On Monday 12 February 2001 21:18, Terry Williams opined:
> I have 3 linux boxes and 2 windows 98se boxes networked together.  On
> one linux box I have RH7 with NAT configured and demand dialing.
> What I would like to do is make the demand dailing not available from
> 6:30am to 10am M-F.
>
> I have to do this because of the windows boxes and I need my phone line
> available those times.
>
> I appreciate any help including RTFM as long as I'm told what manual to
> read.  I've looked at cron tasks to do ifdown at those times but it
> doesn't work because its not always on at that time.
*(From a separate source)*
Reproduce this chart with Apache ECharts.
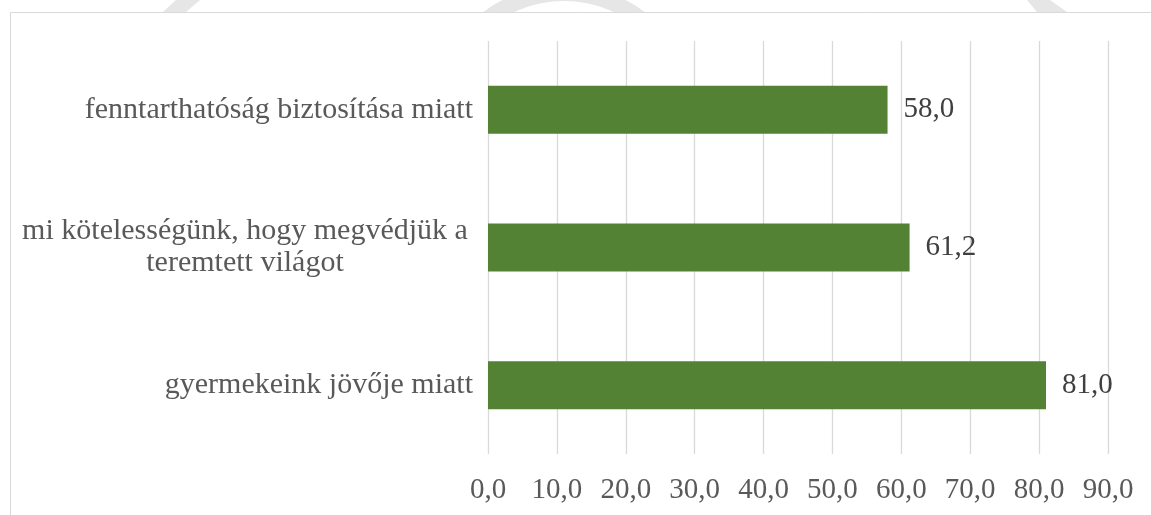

Yes, crontab is a good choice. But, alternate config files and scripts 
are the other part of the equation. I've done similar (without cron) for 
setting up accounts, changing configs to test demand dial, changing from 
one account to another, etc.

Basically, you need an alternate /etc/ppp/options file if you want it 
dialable at all. If not, removing it completely (after backing it up of 
course) is a good idea. Also, you'll need a replacement for 
/etc/sysconfig/network-scripts/ifcfg-ppp0 (I presume you use ppp0 as your 
default dialup - if not, change the last part accordingly).

You place copies of each file in a safe place, with names that make sure 
they don't write over each other (like options.demand/options.manual and 
ifcfg-ppp0.demand/ifcfg-ppp0.manual). Then you just need scripts that can 
copy them back and forth, then restart networking. Here's an idea (I'm 
not scripting genius, so critique away):

#!/bin/bash
cp -a /etc/backup/options.manual /etc/ppp/options 
cp -a /etc/backup/ifcfg-ppp0.manual \
/etc/sysconfig/network-scripts/ifcfg-ppp0
/etc/rc.d/init.d/network restart
exit 0

(If you or someone else doesn't know, the line break on the second line 
isn't necessary - the mailer made a break and I signified with the "\" 
which is how it would look going to the end of a line and wrapping around 
to the next.)

This would copy the *.manual items in a folder /etc/backup and place them 
in the proper places, then restart the network. A crontab entry for 
6:30am to call the above script would take care of it. Just make sure the 
script is executable.

A similar script could be written to reverse the process at 10am , which 
would put you back in business.

Feel free to modify/improve accordingly.

-- 
If Bill Gates had a dime for every time a Windows box crashed...
         
    ...Oh, wait a minute, he already does.